Um Macron cada vez mais deslegitimado — e alvo da ira popular, o grito de “Macron, demissão” ressoou em cada uma das manifestações — pretende resolver a questão com uma mudança de nome, impondo com celeridade um novo primeiro-ministro, Sébastien Lecornu. Mas sabe perfeitamente que será a cabeça visível de um novo governo fraco e impopular, que ninguém elegeu. A imagem de Lecornu assumindo o seu cargo no Palácio de Matignon ao mesmo tempo que os trabalhadores e o povo francês saíam à rua para lutar diz tudo.

Greve geral no dia 18 de setembro! Encher as ruas novamente e aumentar a pressão, este é o caminho a seguir

O sucesso do passado dia 10 sinaliza que existe a força para paralisar o país e abrir um processo de luta prolongado que faça cair Macron e as suas políticas anti-trabalhadoras através da luta nas ruas. Hoje, dia 18 de setembro, está convocada uma nova greve geral. É preciso converter este dia num movimento ainda mais massivo, aumentando a participação e a organização em mais setores, continuar a impulsionar as assembleias e a criar comités em cada fábrica, bairro, centro de estudos, onde se discutam e decidam os próximos passos a dar em assembleias democráticas.

É necessário avançar para um plano de luta coordenado, sustentado no tempo e com objetivos claros: não apenas travar os cortes, mas reverter as reformas anteriores, conquistar aumentos salariais, nacionalizar sob controlo operário os setores estratégicos, garantir um sistema público de pensões e serviços públicos de qualidade, e revogar todas as medidas autoritárias e repressivas que têm sido impostas contra os direitos democráticos.

Outro desafio é o papel dos partidos reformistas e dos aparelhos sindicais burocratizados, que tentarão negociar concessões mínimas para desativar a luta. A experiência demonstra que confiar nessas direções só leva a derrotas parciais ou retrocessos. A chave é manter a independência do movimento de baixo para cima e reforçar o papel dos setores mais combativos.

O 10 de setembro tem sido mais do que uma greve laboral: tem sido um grito de rebelião contra a austeridade e um sistema caducado. Os trabalhadores e a juventude em França demonstraram que não estão dispostos a aceitar mais sacrifícios enquanto as elites se enriquecem. O desafio agora é transformar essa energia numa organização sustentada, capaz de impor uma mudança real.

O que está em jogo são os interesses essenciais da burguesia francesa.
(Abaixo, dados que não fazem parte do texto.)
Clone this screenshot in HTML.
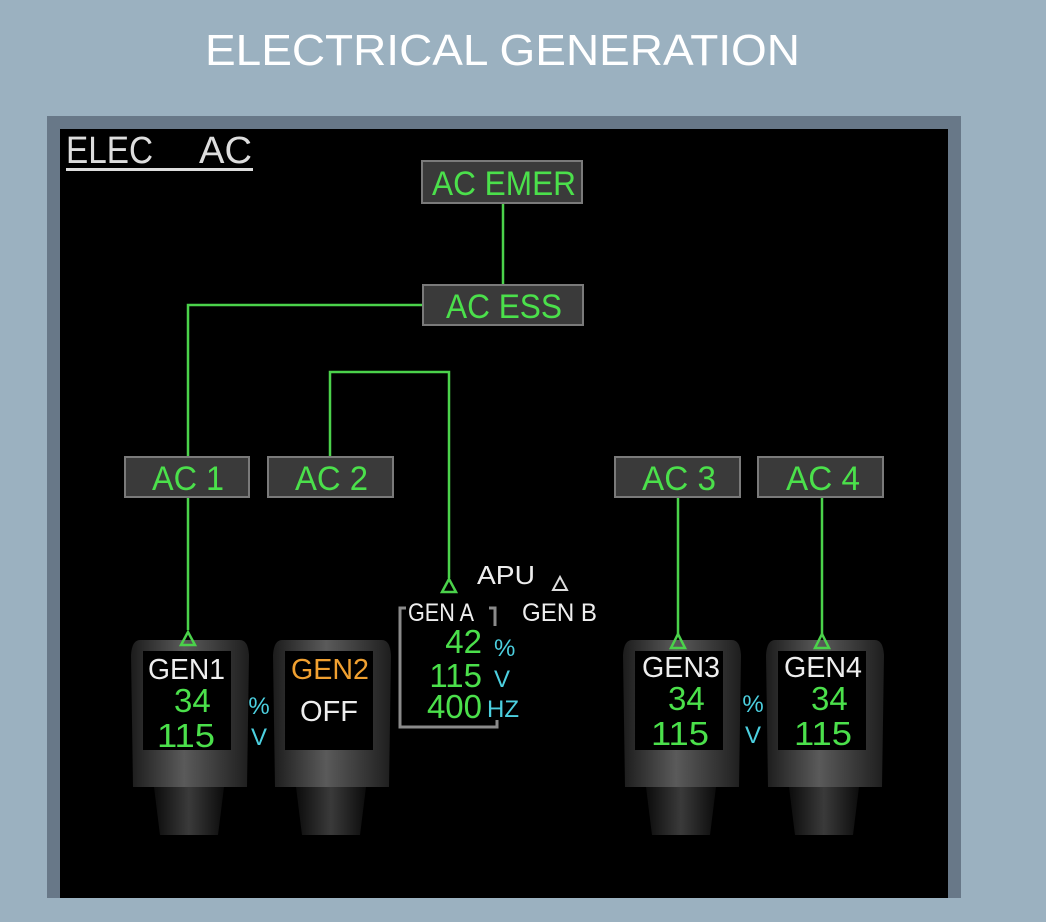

Esta está disposta a tudo, como demonstra o contínuo endurecimento do arsenal repressivo do Estado nos últimos anos, e preparam-se para recorrer, se necessário, ao partido neofascista e racista liderado por Marine Le Pen.

O caminho para varrer a direita e a extrema-direita e derrotar os planos reacionários dos capitalistas franceses é dar continuidade à luta e intensificá-la com um plano de mobilizações que inclua uma nova greve geral de 48 horas e intensifique a pressão nas ruas até vencer.

O futuro não está escrito, mas uma coisa é certa: apenas a luta organizada e consciente da juventude e do conjunto da classe trabalhadora pode abrir o caminho para romper com um sistema capitalista em decadência que busca esmagar completamente todas as conquistas obtidas ao longo dos anos. A França volta a mostrar-nos o caminho.